Welche Unterstützung braucht es aus Ihrer Sicht bei den Übergängen in Kindheit und Jugend?

Ich glaube, mir hätten im Übergang zur weiterführenden Schule Angebote geholfen, durch die ich meine eigenen Interessen und Fähigkeiten besser hätte kennenlernen und austesten können. Das Einschätzen der eigenen Stärken und Schwächen fällt vielen schwer und bei mir kam es eher zur Selbstunterschätzung. Das Gleiche gilt für den Übergang von der Schule zum Studium oder in den Beruf. Angebote, die Perspektiven aufzeigen, Fähigkeiten erkennen helfen und fördern sowie Orientierungshilfen haben mir gefehlt. Zudem fehlt es an lebenspraktischen Bildungsangeboten. Es wird davon ausgegangen, dass die Eltern uns auf das „Erwachsen sein“ und alles was dazugehört (einen Haushalt führen, mit Geld umgehen etc.) vorbereiten. Aber nicht jedes Kind hat die Möglichkeit, diese Dinge aus dem Elternhaus mitzubekommen.
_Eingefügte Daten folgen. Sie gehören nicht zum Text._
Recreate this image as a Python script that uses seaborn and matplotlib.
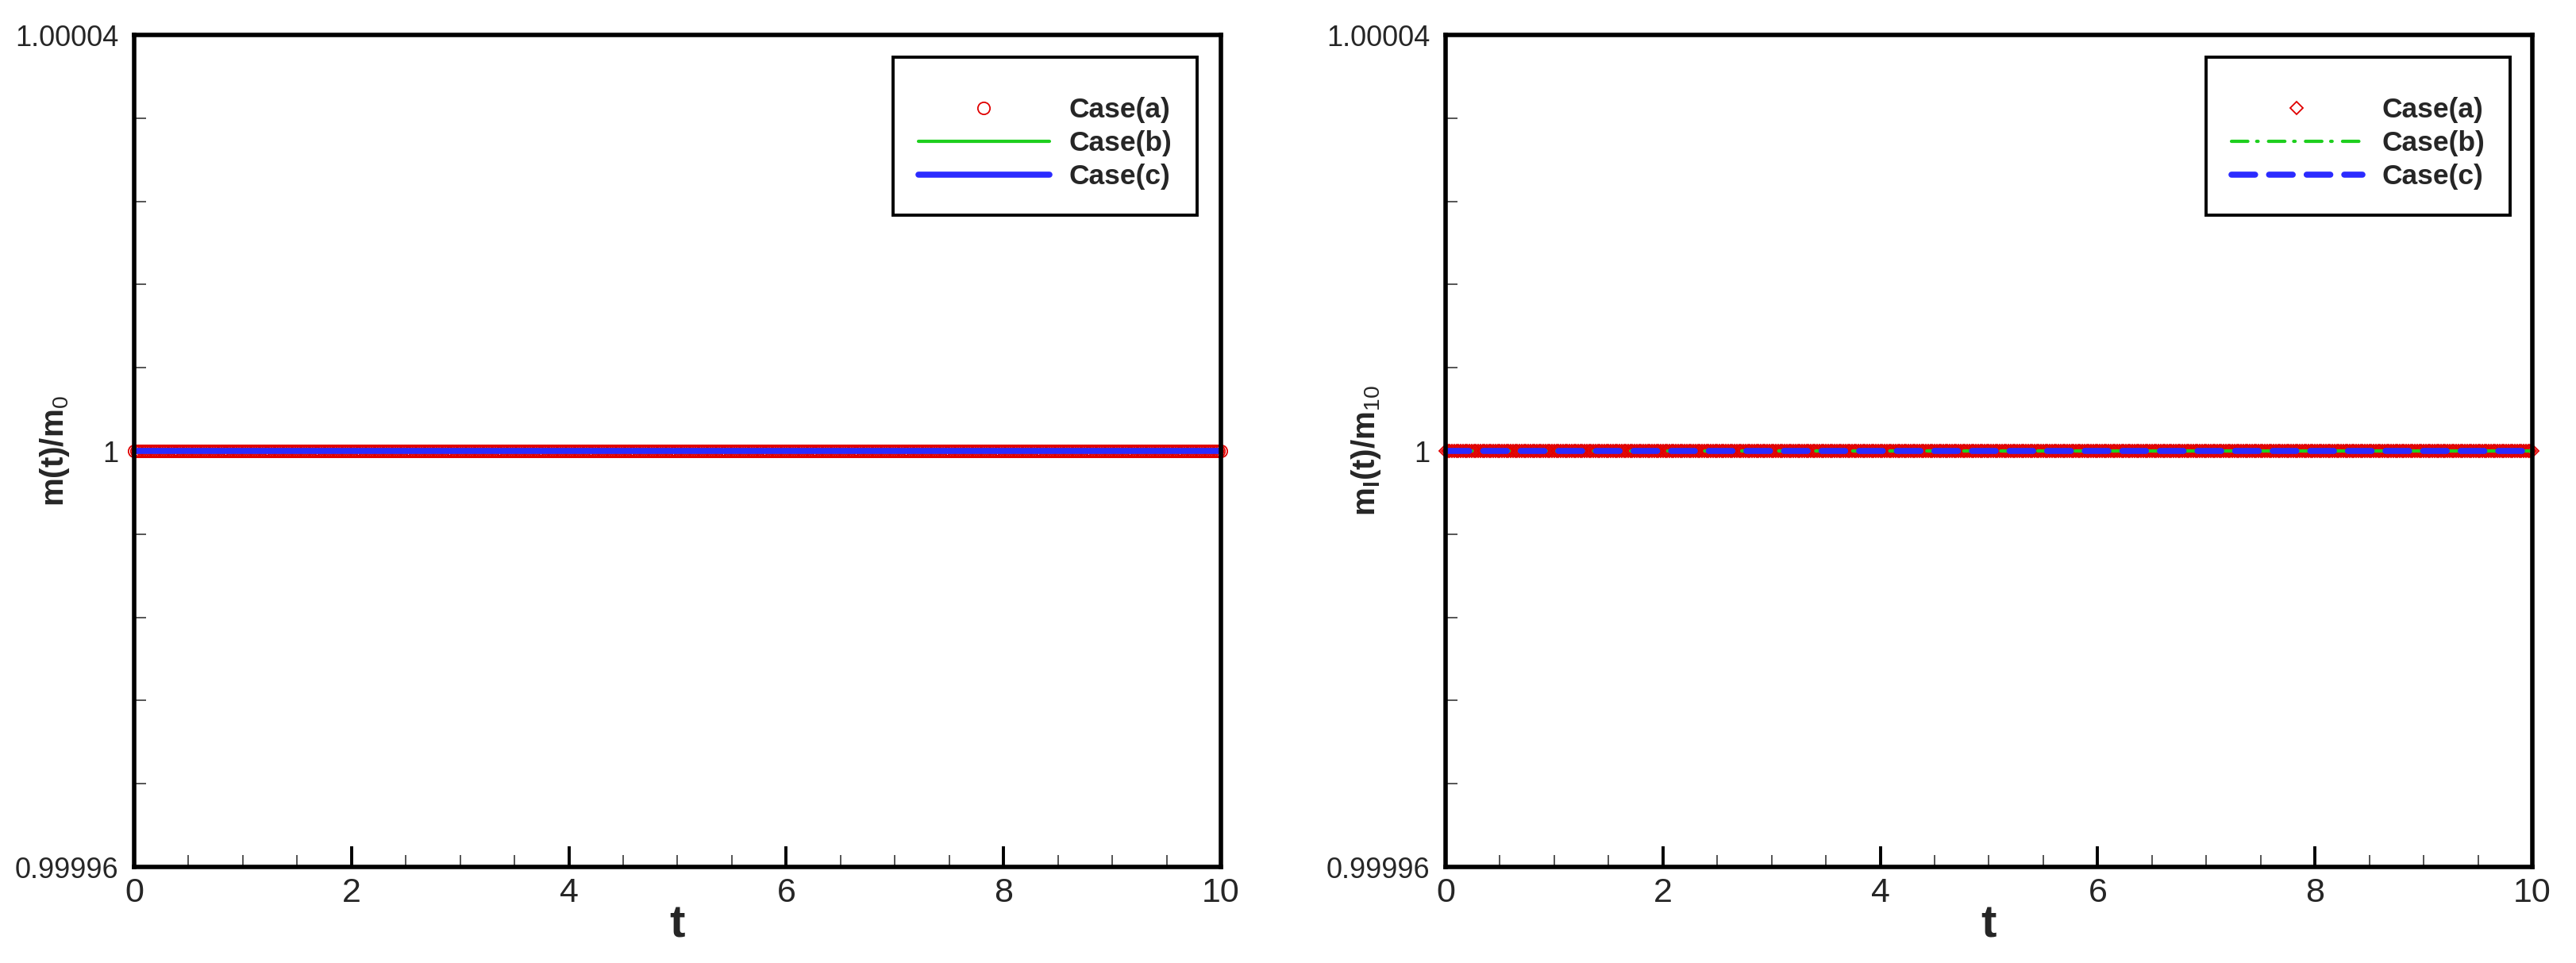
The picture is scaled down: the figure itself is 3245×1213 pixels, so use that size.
import numpy as np
import pandas as pd
import matplotlib
matplotlib.use('Agg')
import matplotlib.pyplot as plt
from matplotlib.ticker import AutoMinorLocator
import seaborn as sns

# datos: la masa se conserva, m(t)/m0 = 1 en todo el intervalo
casos = ['Case(a)', 'Case(b)', 'Case(c)']
t_muestras = np.linspace(0, 10, 501)
nivel_masa = 1.0
masa_total = np.full_like(t_muestras, nivel_masa)
masa_liquido = np.full_like(t_muestras, nivel_masa)

x_ticks = [0, 2, 4, 6, 8, 10]
x_tick_labels = ['0', '2', '4', '6', '8', '10']
y_ticks = [0.99996, 1.0, 1.00004]
y_tick_labels = ['0.99996', '1', '1.00004']

ROJO = '#e00000'
VERDE = '#1ecf1e'
AZUL = '#2b2bff'

sns.set_style('ticks')
plt.rcParams['font.family'] = ['Liberation Sans', 'DejaVu Sans']
plt.rcParams['mathtext.fontset'] = 'custom'
plt.rcParams['mathtext.rm'] = 'Liberation Sans'
plt.rcParams['mathtext.bf'] = 'Liberation Sans:bold'


# funcion para dar formato a cada eje
def estilo_ejes(ax, ylabel):
    ax.set_xlim(0, 10)
    ax.set_ylim(0.99996, 1.00004)
    ax.set_xticks(x_ticks)
    ax.set_xticklabels(x_tick_labels)
    ax.set_yticks(y_ticks)
    ax.set_yticklabels(y_tick_labels)
    ax.xaxis.set_minor_locator(AutoMinorLocator(4))
    ax.yaxis.set_minor_locator(AutoMinorLocator(5))
    ax.tick_params(which='both', direction='in', top=False, right=False)
    ax.tick_params(which='major', length=18.5, width=2.8, color='black')
    ax.tick_params(which='minor', length=10.5, width=1.4, color='#555555')
    ax.tick_params(axis='x', which='major', labelsize=31, pad=9)
    ax.tick_params(axis='y', which='major', labelsize=26, pad=14)
    for s in ax.spines.values():
        s.set_linewidth(4)
        s.set_color('black')
        s.set_zorder(3)
    ax.set_xlabel('t', fontsize=42, fontweight='bold')
    ax.xaxis.set_label_coords(0.5, -0.044)
    ax.set_ylabel(ylabel, fontsize=29)
    ax.yaxis.set_label_coords(-0.058, 0.5)


# leyenda con marco negro; el titulo vacio deja el hueco de arriba
def leyenda(ax, x_anchor):
    leg = ax.legend(loc='upper right', bbox_to_anchor=(x_anchor, 0.9733),
                    prop={'family': 'Liberation Sans', 'weight': 'bold', 'size': 25.5},
                    title=' ', title_fontsize=6.5,
                    frameon=True, fancybox=False, edgecolor='black', framealpha=1,
                    handlelength=4.65, handletextpad=0.7, labelspacing=0.26,
                    borderpad=0.9, borderaxespad=0, numpoints=1)
    leg.get_frame().set_linewidth(2.8)
    return leg


fig = plt.figure(figsize=(32.45, 12.13), dpi=100)
ax1 = fig.add_axes([0.05208, 0.09975, 0.42188, 0.86397])
ax2 = fig.add_axes([0.56117, 0.09975, 0.42188, 0.86397])

df_total = pd.DataFrame({'t': t_muestras, 'm': masa_total})
df_liq = pd.DataFrame({'t': t_muestras, 'm': masa_liquido})

# grafico izquierdo: masa total
sns.lineplot(data=df_total, x='t', y='m', ax=ax1, estimator=None, label=casos[0],
             marker='o', linestyle='', markersize=11, markerfacecolor='none',
             markeredgecolor=ROJO, markeredgewidth=1.3, clip_on=False, zorder=2)
sns.lineplot(data=df_total, x='t', y='m', ax=ax1, estimator=None, label=casos[1],
             color=VERDE, linewidth=3.0, zorder=2.1)
sns.lineplot(data=df_total, x='t', y='m', ax=ax1, estimator=None, label=casos[2],
             color=AZUL, linewidth=5.5, zorder=2.2)
estilo_ejes(ax1, r'$\mathbf{m(t)/m}_{\mathrm{0}}$')
leyenda(ax1, 0.9781)

# grafico derecho: masa de liquido
sns.lineplot(data=df_liq, x='t', y='m', ax=ax2, estimator=None, label=casos[0],
             marker='D', linestyle='', markersize=8.5, markerfacecolor='none',
             markeredgecolor=ROJO, markeredgewidth=1.3, clip_on=False, zorder=2)
sns.lineplot(data=df_liq, x='t', y='m', ax=ax2, estimator=None, label=casos[1],
             color=VERDE, linewidth=3.0, linestyle=(0, (4.95, 2.67, 0.43, 3.14)),
             dash_capstyle='round', zorder=2.1)
sns.lineplot(data=df_liq, x='t', y='m', ax=ax2, estimator=None, label=casos[2],
             color=AZUL, linewidth=5.5, linestyle=(0, (3.9, 2.3)),
             dash_capstyle='round', zorder=2.2)
estilo_ejes(ax2, r'$\mathbf{m}_{\mathbf{l}}\mathbf{(t)/m}_{\mathrm{10}}$')
leyenda(ax2, 0.9795)

fig.savefig('out.png', dpi=100)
Mit Blick auf das Eingangszitat, was kritisieren Sie am Umgang der Gesellschaft mit dem Thema Armut?

Arm zu sein, ist mit einem Stigma verbunden. Deshalb gesteht sich auch kaum jemand gerne ein, „arm“ zu sein. Hilfe anzunehmen, ist mit Scham verbunden. Zudem ist es eines dieser Probleme, dass „die anderen“ betrifft. Es wird somit viel über die betroffenen Menschen geredet, aber nicht mit ihnen. Ich weiß, dass es vor allem schwierig ist, diejenigen unter den Betroffenen zu erreichen, die keine Hilfe annehmen wollen oder können. Trotzdem sollte Armut mehr aus Betroffenenperspektive betrachtet werden. Ich denke, indem man mehr mit Betroffenen redet und sie in Prozesse mit einbezieht, kann man Hilfsangebote ihren Bedürfnissen anpassen, realistisch gestalten und sie gleichzeitig zu mehr Selbstbefähigung und gesellschaftlicher Teilhabe bemächtigen. Außerdem sollte ihnen mehr Respekt entgegengebracht werden.

Es wird viel über die betroffenen Menschen geredet, aber nicht mit ihnen. Armut sollte mehr aus Betroffenenperspektive betrachtet werden.

Was ist Ihre Vision – wie kann unsere Gesellschaft dafür sorgen, dass in Zukunft kein Kind in Armut aufwachsen muss?

Leider glaube ich, dass es in diesem Gesellschaftssystem nicht möglich ist, Kinderarmut vollständig abzuschaffen. Solange wir in einem System leben, das auf Wettbewerb, Leistung und Kapital ausgerichtet ist, kann es keine gleichmäßige Aufteilung von Ressourcen geben. Dafür profitiert immer einmal zu oft jemand von der Armut der anderen. Solidarität geht dabei häufig nur bis zum eigenen Tellerrand.

*Der Name wurde zum Schutz persönlicher Daten geändert.